>> START Dataset excerpts
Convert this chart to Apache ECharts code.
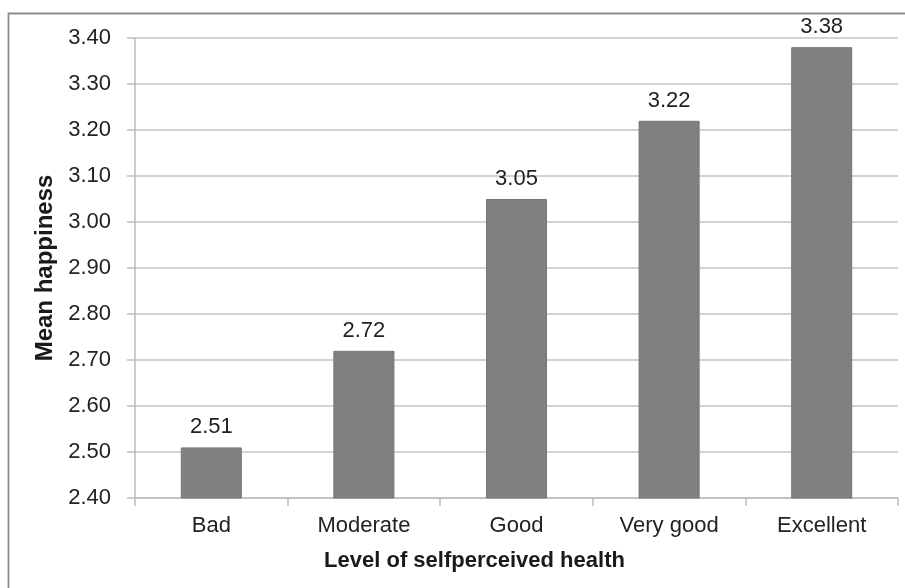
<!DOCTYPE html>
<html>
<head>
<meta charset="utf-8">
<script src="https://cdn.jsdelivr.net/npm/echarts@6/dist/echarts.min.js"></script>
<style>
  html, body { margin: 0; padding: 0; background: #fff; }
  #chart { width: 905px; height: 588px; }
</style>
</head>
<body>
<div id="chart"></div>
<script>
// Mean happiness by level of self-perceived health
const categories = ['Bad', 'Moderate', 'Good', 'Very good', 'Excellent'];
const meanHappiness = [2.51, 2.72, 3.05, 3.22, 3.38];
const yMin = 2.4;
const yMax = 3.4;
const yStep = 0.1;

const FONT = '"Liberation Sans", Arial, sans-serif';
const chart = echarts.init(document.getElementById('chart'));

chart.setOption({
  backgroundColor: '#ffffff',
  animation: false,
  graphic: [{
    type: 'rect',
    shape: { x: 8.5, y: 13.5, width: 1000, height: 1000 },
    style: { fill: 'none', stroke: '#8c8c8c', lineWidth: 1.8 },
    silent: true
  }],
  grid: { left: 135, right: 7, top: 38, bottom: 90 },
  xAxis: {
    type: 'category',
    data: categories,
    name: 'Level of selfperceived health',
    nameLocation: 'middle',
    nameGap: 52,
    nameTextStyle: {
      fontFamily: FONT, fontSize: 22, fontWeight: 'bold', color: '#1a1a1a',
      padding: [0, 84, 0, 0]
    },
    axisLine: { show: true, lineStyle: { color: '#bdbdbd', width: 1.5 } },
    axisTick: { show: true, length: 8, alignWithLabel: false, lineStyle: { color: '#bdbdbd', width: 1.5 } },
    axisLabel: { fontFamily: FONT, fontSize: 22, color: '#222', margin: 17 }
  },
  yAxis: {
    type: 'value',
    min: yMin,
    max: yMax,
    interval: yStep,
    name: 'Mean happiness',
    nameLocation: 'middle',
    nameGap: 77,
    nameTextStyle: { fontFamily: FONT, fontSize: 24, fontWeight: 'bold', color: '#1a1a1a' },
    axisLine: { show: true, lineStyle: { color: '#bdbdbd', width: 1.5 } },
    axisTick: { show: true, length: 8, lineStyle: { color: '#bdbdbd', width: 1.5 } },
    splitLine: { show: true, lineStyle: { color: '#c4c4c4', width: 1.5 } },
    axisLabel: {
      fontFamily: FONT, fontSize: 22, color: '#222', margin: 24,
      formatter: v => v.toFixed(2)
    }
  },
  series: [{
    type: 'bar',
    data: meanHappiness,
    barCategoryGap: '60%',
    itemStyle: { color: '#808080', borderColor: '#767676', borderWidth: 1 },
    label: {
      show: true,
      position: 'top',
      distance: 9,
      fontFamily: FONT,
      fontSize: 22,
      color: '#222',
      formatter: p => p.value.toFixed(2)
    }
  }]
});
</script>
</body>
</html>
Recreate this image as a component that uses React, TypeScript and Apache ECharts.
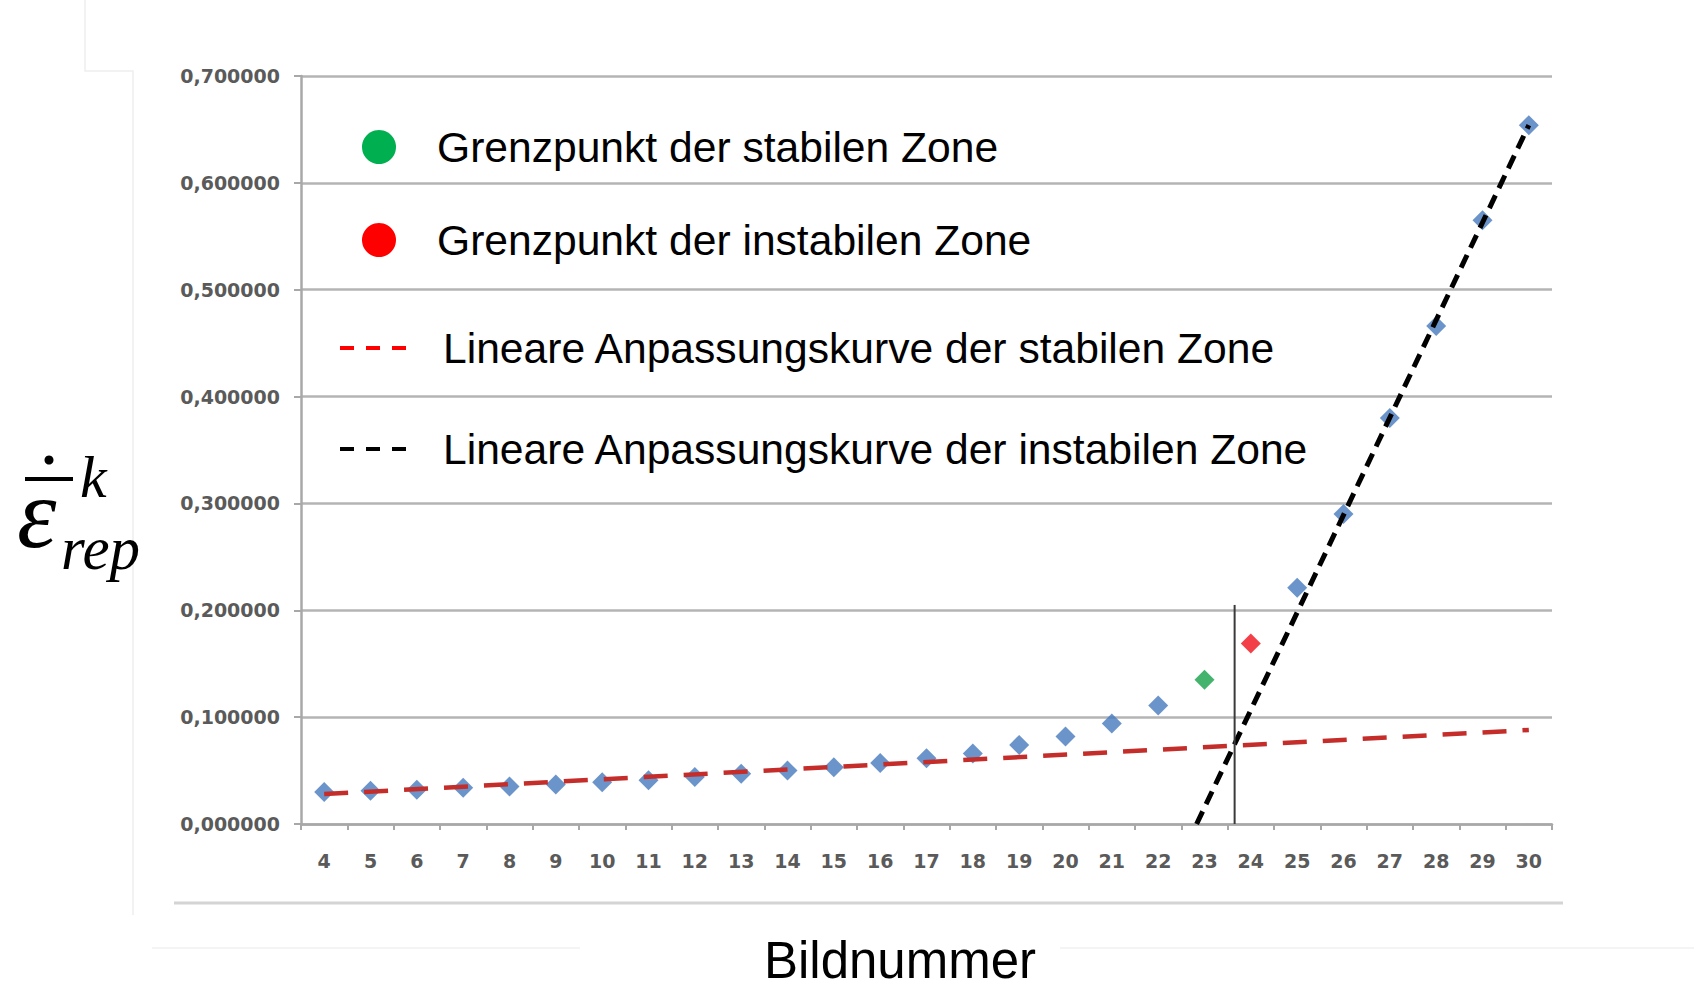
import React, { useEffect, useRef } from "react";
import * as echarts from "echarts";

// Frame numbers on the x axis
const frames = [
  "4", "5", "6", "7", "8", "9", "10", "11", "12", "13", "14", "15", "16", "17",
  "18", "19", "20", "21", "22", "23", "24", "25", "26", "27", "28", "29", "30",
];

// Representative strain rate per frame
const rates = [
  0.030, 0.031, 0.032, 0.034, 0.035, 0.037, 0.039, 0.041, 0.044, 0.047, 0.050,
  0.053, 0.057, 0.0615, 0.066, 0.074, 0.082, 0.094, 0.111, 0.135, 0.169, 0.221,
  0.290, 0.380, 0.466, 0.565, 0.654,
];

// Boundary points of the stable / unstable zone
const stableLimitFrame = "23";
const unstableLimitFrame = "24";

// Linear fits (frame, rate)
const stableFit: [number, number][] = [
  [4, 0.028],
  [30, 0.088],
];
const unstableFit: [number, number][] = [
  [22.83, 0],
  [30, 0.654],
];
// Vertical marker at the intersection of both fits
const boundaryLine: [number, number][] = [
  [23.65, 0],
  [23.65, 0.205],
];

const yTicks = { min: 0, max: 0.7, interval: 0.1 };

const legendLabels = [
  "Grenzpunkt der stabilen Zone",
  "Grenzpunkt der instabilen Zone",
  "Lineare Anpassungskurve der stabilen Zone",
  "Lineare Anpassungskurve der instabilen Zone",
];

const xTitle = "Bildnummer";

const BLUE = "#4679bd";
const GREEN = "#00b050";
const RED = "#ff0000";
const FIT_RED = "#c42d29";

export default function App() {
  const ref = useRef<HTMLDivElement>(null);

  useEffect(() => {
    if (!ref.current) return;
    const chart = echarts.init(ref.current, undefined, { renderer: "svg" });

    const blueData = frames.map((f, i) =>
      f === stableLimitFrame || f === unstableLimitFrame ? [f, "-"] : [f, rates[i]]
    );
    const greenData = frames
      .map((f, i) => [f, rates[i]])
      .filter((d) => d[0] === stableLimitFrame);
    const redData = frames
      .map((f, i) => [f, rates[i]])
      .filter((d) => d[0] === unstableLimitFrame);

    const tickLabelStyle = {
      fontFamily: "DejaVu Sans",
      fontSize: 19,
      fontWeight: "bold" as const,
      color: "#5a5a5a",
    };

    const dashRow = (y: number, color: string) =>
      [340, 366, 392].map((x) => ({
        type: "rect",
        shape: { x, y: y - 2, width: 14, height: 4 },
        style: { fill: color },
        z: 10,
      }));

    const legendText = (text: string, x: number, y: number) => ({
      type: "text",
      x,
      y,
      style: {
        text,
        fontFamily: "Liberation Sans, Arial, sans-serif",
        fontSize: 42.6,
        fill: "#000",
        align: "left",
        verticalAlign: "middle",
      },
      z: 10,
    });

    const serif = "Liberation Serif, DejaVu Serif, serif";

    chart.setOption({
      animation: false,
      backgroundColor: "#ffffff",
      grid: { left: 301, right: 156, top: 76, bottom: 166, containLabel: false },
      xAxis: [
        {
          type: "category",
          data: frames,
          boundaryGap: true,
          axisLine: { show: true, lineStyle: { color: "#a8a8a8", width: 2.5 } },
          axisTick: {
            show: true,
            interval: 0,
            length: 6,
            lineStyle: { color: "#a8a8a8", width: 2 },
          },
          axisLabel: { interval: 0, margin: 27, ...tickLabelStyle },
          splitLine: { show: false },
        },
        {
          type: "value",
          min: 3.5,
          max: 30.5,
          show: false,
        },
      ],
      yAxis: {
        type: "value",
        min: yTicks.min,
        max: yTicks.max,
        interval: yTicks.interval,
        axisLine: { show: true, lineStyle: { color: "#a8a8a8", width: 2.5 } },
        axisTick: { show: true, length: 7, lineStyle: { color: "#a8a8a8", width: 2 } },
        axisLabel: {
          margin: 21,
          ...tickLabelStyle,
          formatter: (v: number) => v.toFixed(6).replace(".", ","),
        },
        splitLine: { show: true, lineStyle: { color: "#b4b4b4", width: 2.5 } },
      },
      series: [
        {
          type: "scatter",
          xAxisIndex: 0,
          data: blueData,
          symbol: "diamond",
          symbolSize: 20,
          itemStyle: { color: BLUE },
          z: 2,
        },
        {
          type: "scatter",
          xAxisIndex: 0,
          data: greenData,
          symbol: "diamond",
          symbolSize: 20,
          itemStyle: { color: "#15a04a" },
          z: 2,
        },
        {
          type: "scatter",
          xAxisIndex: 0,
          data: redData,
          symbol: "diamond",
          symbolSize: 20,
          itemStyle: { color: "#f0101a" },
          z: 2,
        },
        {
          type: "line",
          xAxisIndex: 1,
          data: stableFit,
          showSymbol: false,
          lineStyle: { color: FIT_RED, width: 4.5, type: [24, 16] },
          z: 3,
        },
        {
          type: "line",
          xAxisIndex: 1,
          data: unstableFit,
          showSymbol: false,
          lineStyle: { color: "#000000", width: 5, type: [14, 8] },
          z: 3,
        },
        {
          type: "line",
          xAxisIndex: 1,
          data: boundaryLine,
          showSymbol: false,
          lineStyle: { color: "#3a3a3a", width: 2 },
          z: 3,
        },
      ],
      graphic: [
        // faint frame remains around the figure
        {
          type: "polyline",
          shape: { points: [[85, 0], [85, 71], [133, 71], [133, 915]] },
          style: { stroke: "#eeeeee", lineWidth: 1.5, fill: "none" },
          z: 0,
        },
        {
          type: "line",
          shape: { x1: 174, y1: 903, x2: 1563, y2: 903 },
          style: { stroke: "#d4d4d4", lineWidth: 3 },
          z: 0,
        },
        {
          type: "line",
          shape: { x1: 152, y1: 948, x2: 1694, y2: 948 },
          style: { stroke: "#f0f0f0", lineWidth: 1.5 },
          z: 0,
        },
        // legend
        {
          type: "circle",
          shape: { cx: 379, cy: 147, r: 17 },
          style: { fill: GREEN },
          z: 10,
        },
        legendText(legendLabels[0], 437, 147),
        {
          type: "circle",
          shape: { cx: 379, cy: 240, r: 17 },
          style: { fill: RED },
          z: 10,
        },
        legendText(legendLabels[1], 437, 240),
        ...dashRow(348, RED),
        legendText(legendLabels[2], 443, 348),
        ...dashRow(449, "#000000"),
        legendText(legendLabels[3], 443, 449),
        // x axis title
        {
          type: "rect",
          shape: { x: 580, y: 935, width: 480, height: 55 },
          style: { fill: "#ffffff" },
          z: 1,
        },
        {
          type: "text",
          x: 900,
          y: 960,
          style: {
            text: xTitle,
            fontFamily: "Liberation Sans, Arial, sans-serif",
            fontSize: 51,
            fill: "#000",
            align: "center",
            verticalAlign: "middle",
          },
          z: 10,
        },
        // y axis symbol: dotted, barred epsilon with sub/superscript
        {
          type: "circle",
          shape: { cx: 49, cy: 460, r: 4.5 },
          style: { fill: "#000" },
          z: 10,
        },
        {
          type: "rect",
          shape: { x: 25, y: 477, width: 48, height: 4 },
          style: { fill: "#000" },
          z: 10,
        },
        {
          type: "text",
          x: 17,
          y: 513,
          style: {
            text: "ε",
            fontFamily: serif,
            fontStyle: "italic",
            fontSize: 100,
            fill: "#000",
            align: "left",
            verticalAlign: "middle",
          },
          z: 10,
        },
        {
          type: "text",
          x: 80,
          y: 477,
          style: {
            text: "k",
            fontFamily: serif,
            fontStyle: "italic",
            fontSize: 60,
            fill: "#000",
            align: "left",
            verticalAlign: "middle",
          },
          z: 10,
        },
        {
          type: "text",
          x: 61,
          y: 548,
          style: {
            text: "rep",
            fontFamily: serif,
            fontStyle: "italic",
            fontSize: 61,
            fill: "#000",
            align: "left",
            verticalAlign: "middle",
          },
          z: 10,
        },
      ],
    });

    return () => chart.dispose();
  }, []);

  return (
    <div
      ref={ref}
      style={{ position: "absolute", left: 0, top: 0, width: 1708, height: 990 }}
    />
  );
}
>> END Dataset excerpts
>> START Dataset excerpts
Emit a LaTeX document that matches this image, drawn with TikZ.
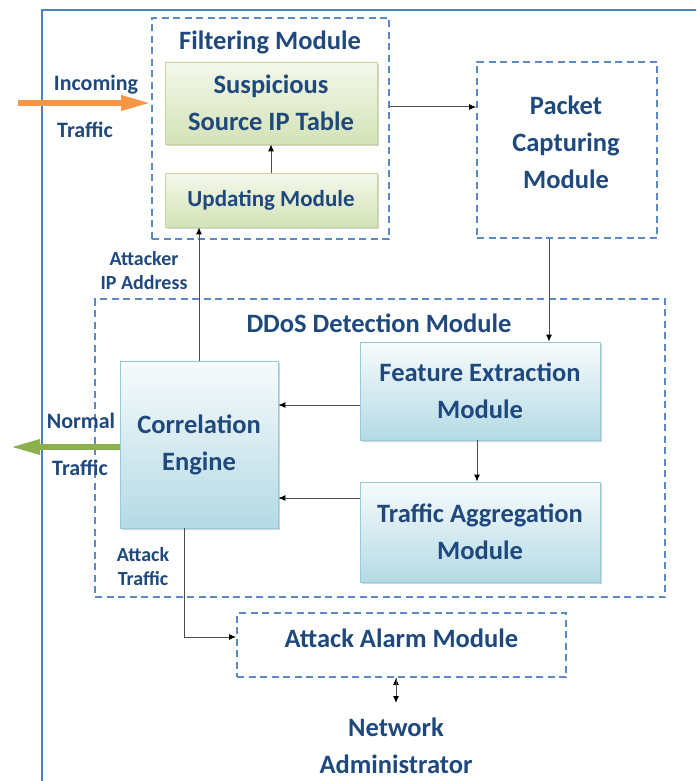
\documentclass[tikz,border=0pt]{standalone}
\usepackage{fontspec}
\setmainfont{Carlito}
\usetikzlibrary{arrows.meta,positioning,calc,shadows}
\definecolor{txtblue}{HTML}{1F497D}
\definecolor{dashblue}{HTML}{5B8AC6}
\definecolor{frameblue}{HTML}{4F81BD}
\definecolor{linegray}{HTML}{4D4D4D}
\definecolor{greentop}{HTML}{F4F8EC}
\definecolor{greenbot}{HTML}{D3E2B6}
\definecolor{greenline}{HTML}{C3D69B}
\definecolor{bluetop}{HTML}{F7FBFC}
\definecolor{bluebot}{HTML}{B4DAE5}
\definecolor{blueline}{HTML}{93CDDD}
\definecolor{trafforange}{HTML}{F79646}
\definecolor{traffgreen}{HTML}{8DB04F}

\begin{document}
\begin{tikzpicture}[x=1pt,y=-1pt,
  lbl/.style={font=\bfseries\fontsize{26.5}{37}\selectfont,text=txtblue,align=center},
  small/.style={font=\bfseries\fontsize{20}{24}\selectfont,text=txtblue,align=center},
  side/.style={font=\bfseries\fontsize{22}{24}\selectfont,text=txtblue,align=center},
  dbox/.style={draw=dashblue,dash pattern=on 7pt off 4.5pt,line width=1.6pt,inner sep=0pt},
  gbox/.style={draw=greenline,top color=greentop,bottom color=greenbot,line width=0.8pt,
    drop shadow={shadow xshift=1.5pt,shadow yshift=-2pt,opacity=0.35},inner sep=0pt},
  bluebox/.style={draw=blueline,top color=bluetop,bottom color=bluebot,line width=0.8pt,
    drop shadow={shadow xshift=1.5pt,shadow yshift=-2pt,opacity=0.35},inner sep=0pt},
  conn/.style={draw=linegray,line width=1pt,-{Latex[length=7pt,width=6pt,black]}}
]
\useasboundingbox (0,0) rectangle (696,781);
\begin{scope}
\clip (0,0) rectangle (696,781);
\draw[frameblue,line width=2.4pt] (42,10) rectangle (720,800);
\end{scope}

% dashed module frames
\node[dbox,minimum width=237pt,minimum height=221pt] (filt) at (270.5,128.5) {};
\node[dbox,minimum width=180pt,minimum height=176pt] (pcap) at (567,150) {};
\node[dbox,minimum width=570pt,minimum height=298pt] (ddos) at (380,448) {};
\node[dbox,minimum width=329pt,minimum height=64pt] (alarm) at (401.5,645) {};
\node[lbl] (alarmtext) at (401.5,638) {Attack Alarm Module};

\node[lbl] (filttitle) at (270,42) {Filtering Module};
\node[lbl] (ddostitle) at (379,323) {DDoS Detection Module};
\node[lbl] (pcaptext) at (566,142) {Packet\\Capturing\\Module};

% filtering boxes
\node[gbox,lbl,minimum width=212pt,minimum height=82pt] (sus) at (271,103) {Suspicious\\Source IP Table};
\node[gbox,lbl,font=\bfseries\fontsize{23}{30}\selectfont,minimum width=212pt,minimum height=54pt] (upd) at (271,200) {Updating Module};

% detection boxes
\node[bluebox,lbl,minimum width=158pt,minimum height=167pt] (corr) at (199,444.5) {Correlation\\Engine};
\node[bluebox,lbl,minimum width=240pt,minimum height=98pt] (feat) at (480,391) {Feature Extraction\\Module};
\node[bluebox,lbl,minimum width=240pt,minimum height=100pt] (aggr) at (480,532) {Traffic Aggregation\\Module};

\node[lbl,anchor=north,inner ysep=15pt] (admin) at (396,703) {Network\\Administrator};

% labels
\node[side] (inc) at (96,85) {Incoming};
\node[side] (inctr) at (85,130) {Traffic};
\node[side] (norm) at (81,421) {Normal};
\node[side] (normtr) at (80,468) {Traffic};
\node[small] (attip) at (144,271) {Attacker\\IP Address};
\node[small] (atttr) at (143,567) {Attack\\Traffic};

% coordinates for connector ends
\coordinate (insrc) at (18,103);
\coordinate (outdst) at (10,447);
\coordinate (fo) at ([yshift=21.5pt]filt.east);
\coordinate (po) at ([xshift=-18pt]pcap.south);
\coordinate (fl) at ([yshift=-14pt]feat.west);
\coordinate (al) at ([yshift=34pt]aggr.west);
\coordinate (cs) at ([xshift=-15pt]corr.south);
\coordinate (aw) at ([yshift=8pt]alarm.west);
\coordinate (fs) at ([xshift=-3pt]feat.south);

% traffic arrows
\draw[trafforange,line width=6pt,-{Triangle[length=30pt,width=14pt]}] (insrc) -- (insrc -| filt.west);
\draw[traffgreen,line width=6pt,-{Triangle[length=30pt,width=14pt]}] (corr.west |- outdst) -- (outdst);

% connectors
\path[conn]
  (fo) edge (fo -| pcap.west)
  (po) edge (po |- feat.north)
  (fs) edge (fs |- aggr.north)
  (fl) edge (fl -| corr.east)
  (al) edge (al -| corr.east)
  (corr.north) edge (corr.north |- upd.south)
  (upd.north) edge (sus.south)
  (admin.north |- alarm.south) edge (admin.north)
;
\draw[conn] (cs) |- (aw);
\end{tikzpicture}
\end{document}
>> END Dataset excerpts
>> START Dataset excerpts
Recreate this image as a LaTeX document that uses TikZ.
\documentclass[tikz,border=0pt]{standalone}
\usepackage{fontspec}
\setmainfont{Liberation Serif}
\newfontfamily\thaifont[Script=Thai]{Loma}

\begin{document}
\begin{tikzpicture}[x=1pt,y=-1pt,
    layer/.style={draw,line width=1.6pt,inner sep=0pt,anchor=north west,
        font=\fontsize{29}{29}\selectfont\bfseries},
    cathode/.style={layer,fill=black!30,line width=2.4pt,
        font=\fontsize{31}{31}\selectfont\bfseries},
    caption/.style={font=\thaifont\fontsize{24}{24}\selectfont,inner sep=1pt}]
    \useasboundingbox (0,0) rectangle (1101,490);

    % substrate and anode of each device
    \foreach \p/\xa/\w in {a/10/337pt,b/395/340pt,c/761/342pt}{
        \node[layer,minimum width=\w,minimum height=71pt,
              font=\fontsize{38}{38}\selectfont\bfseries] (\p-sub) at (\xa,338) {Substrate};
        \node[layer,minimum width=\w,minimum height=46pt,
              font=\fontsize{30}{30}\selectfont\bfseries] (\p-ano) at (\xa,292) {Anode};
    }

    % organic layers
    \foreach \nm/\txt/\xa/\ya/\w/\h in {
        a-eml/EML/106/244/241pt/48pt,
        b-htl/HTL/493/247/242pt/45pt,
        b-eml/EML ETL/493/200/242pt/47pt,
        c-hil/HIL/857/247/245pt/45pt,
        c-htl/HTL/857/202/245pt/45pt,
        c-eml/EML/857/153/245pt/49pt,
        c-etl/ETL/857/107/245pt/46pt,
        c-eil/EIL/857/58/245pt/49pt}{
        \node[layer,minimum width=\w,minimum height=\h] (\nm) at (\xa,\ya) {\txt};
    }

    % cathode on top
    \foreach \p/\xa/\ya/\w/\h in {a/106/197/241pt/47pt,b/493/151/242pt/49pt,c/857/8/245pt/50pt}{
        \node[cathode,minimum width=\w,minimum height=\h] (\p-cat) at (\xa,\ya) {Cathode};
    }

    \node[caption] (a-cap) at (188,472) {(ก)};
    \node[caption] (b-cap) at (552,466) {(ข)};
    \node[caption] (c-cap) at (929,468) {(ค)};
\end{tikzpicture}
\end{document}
>> END Dataset excerpts
Reproduce nothing but the lines from the one with "Convert this chart to Apache ECharts code." to the one with "const yStep = 0.1;", both lines included, and keep every picture out of the copy.

Task output ::
Convert this chart to Apache ECharts code.
<!DOCTYPE html>
<html>
<head>
<meta charset="utf-8">
<script src="https://cdn.jsdelivr.net/npm/echarts@6/dist/echarts.min.js"></script>
<style>
  html, body { margin: 0; padding: 0; background: #fff; }
  #chart { width: 905px; height: 588px; }
</style>
</head>
<body>
<div id="chart"></div>
<script>
// Mean happiness by level of self-perceived health
const categories = ['Bad', 'Moderate', 'Good', 'Very good', 'Excellent'];
const meanHappiness = [2.51, 2.72, 3.05, 3.22, 3.38];
const yMin = 2.4;
const yMax = 3.4;
const yStep = 0.1;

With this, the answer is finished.